Once again, Lee mentioned that data is key to attaining an intelligent future. Data, analysed correctly, will solve problems for us and help us (people, companies, cities, countries) in achieving targets and goals in the IR4 era. It will also, in collaboration with biometric identities and AI, make transacting safer and enable proactive security services.
Speaking to Hi-Tech Security Solutions later in the day, Lee stressed that a reliable way to authenticate identity and match identity with actions (or transactions, whether financial or even something as simple as messaging) is critical in the digital world. This is why biometrics is critical to the future, although Lee says multi-factor authentication will support biometrics and the overall acceptance of digital identity.
Bertus Marais, divisional GM of XON Safety & Security explained to Hi-Tech Security Solutions that the advances in biometrics will soon lead to the traditional AFIS (Automatic Fingerprint Identification System) systems being replaced by ABIS (Automatic Biometric Identification Systems). ABIS will consist of fingerprints, iris, facial and other biometric identification solutions (including, in the near future, a sonar biometric reading from the inner ear).

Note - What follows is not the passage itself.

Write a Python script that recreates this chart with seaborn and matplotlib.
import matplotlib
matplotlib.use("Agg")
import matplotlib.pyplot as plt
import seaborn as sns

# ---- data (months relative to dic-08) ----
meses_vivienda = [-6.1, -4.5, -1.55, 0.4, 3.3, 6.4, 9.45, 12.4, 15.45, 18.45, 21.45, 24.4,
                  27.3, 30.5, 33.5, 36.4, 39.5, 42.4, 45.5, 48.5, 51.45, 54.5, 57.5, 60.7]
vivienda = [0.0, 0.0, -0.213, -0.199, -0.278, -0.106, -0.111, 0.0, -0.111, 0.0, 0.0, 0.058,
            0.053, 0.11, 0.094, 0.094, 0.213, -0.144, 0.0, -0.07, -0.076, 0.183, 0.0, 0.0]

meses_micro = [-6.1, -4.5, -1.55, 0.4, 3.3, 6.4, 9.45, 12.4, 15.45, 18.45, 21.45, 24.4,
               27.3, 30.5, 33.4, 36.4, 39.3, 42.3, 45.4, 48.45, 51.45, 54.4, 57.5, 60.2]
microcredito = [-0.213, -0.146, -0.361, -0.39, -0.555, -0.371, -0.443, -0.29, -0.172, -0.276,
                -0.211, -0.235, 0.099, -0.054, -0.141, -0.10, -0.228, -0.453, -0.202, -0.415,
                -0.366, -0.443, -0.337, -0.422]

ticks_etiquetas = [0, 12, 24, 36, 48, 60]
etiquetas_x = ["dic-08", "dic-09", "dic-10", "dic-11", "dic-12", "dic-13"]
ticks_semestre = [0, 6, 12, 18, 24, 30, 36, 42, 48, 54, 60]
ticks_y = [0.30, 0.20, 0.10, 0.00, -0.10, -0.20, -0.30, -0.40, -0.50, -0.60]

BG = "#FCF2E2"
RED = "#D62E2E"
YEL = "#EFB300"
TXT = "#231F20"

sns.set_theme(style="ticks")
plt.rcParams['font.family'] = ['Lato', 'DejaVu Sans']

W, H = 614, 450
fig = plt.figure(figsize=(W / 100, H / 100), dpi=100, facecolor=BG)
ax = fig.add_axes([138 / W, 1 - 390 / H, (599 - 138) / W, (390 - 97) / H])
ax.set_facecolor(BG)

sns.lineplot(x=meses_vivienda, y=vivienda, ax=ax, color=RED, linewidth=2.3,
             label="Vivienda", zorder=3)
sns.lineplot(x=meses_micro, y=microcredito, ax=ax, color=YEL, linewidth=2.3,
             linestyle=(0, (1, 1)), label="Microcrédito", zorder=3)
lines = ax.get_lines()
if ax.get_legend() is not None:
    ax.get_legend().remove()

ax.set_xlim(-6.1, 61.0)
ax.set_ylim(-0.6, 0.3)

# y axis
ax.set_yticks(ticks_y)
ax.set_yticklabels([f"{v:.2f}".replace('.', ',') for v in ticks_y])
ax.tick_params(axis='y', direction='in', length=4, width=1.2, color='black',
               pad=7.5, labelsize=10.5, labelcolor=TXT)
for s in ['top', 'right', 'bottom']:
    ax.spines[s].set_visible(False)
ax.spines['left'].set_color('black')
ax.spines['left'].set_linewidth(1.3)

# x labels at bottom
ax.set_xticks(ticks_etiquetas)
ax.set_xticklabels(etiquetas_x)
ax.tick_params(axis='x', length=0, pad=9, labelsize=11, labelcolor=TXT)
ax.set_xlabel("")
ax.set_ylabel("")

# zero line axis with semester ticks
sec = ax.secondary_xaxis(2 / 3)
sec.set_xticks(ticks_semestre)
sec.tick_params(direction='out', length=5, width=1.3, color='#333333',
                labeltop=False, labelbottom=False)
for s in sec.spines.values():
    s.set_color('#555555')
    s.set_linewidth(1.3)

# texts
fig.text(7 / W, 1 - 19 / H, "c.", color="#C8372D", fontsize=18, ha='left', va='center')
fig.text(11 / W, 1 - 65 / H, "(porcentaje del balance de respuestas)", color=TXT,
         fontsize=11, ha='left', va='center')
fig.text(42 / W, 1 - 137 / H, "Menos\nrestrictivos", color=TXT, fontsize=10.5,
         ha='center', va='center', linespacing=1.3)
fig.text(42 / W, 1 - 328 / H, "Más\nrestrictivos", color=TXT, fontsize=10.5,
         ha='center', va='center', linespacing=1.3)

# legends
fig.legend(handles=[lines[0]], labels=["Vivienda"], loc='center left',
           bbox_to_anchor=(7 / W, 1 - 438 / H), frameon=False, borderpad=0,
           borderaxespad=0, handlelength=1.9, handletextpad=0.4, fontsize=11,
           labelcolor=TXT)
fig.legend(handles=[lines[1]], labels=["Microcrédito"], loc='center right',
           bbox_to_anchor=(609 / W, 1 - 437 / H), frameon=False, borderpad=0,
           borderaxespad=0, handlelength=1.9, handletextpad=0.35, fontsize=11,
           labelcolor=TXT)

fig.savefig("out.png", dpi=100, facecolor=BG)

Along with this, Marais echoed other speakers in highlighting the potential of facial recognition and AI in surveillance to remove many of the tasks we assign to operators today to streamline border control, immigration, safe city initiatives and many other operational areas. This is not some future technology, but there are currently customers in Africa (including South Africa) that are already using NEC facial recognition in airports and cities with success. He also says NEC’s behavioural biometrics will deliver more useful information for better decision making and proactive security services, echoing comments by Lee.
To support digital identities and the ability to accurately link identity and activity, Lee says Blockchain will play a crucial role, especially as it is a dispersed system. One’s identity is embedded in the Blockchain along with your activity – such as sending a message, making a payment etc. – and can’t be changed without actually breaking the Blockchain. If someone changes one item in a Blockchain, the other imprints will no longer match, clearly indicating a problem.

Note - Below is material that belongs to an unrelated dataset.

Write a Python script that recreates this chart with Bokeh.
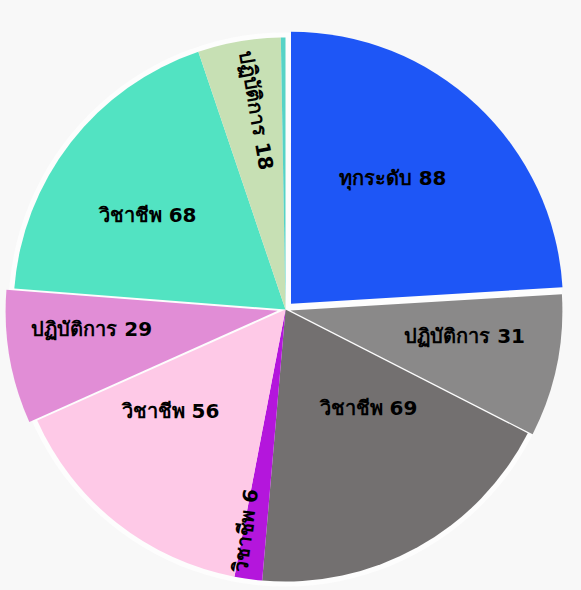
import numpy as np
from bokeh.plotting import figure
from bokeh.models import ColumnDataSource, Range1d
from bokeh.core.properties import value
from bokeh.embed import file_html
from bokeh.resources import INLINE

# ---- data ----
names = ["ทุกระดับ", "ปฏิบัติการ", "วิชาชีพ", "วิชาชีพ", "วิชาชีพ",
         "ปฏิบัติการ", "วิชาชีพ", "ปฏิบัติการ", ""]
values = [88, 31, 69, 6, 56, 29, 68, 18, 1]

# ---- style ----
colors = ["#1e56f6", "#8a8989", "#737070", "#b416dc", "#fec9e7",
          "#e18dd6", "#52e3c2", "#c7e0b4", "#56d3c6"]
pulls = [8, 5, 0, 0, 0, 8, 0, 0, 0]
label_frac = [0.595, 0.647, 0.474, 0.826, 0.563, 0.687, 0.615, 0.74, 0.0]
label_turn = [4.4, 3.6, 11.0, -2.4, -10.3, -4.2, 3.4, -1.5, 0.0]  # degrees
rotated = [False, False, False, True, False, False, False, True, False]

W, H = 581, 590
CX, CY, R = 285, -309, 272

vals = np.array(values, dtype=float)
frac = vals / vals.sum()
cum = np.concatenate([[0], np.cumsum(frac)])
start_deg = 90 - 360 * cum[:-1]   # clockwise from 12 o'clock
end_deg = 90 - 360 * cum[1:]
mid_deg = (start_deg + end_deg) / 2
mid = np.radians(mid_deg)

xs = CX + np.array(pulls) * np.cos(mid)
ys = CY + np.array(pulls) * np.sin(mid)

wedges = ColumnDataSource(dict(
    x=xs, y=ys,
    a0=np.radians(end_deg), a1=np.radians(start_deg),
    color=colors,
))

p = figure(width=W, height=H, output_backend="svg", toolbar_location=None,
           x_range=Range1d(0, W), y_range=Range1d(-H, 0),
           min_border=0)
p.axis.visible = False
p.grid.visible = False
p.outline_line_color = None
p.background_fill_color = "#f8f8f8"
p.border_fill_color = "#f8f8f8"

p.circle(x=[CX], y=[CY], radius=277, fill_color="#fdfdfd", line_color=None)
p.wedge(x="x", y="y", radius=R, start_angle="a0", end_angle="a1",
        direction="anticlock", fill_color="color", line_color=None,
        source=wedges)

lx, ly, lt, la = [], [], [], []
for i, n in enumerate(names):
    if not n:
        continue
    d = label_frac[i] * R
    a = mid[i] + np.radians(label_turn[i])
    lx.append(xs[i] + d * np.cos(a))
    ly.append(ys[i] + d * np.sin(a))
    lt.append(f"{n} {values[i]}")
    la.append(mid[i] + np.pi if rotated[i] else 0.0)

labels = ColumnDataSource(dict(x=lx, y=ly, text=lt, angle=la))
p.text(x="x", y="y", text="text", angle="angle", source=labels,
       text_font=value("DejaVu Sans"), text_font_size="20px",
       text_font_style="bold",
       text_color="#000000", text_align="center", text_baseline="middle")

html = file_html(p, INLINE)
html = html.replace("<head>", "<head><style>body{background:#f8f8f8;}</style>", 1)
open("out.html", "w").write(html)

We are accustomed to thinking about Blockchain in terms of financial transactions, but it is already growing beyond that. One example Lee provided was the “AI Blockchain for cows”. This is an application that allows people to sell cows (or part of a cow) to one or multiple people – almost like timeshare for cows, but with an unbreakable record of all transactions. [If that doesn’t make sense, all we can say is, you had to be there. – Ed]
Following Lee, the conference split into two streams where six of the sponsors delivered presentations on what they offer in the new IR4 world. All the sponsors were present in the exhibition area where they had displays and people on hand to discuss their market offerings. Sponsors of the summit included: Juniper Networks, Fortinet, Symantec, ADVA Optical, Trend Micro, Raytheon, Schneider Electric, Veritas, Apache Optics, Red Hat and Force Point.
3.2 degrees of separation
The final keynote of the day was from Craig Wing, a partner at FutureWorld International. Wing told the audience that disruption is the new normal today. To thrive in this new normal one needs to continually relearn and adapt. He also noted that it’s important to realise that knowledge is not understanding and we need to recognise and understand our biases in every decision we make and transform our knowledge into understanding and action.
As part of this process we need to realise that intelligence will not be not measured as it was in the past. Today your digital IQ is very important, probably more important than your ‘traditional’ IQ, because the world has and is transforming itself to into a digital world. Success in the future is going to depend on understanding and applying the six Ds to your business: Digitised, Deceptive, Disruptive, Demonetises, Dematerialised and Democratised. Like many other speakers, he mentioned Uber and Airbnb as the first examples of this new normal. Uber, as an example, does not own its cars (although this may change when driverless cars are the norm), its drivers are (mostly) not permanent employees, it hides the financial transaction (you simply tap to order a ride and get out on the other end), and as we have seen in South Africa, it causes great disruption to traditional industries.
During his presentation, Wing also noted that the old idea of all people being separated by six degrees is no longer relevant. Today, we are separated from any other human by only 3.2 degrees thanks to social media connections.
The conference was wrapped up by Eugene le Roux, chief executive of NEC XON Africa, who summarised the day’s events and highlighted the areas in which NEC XON excels in the African continent.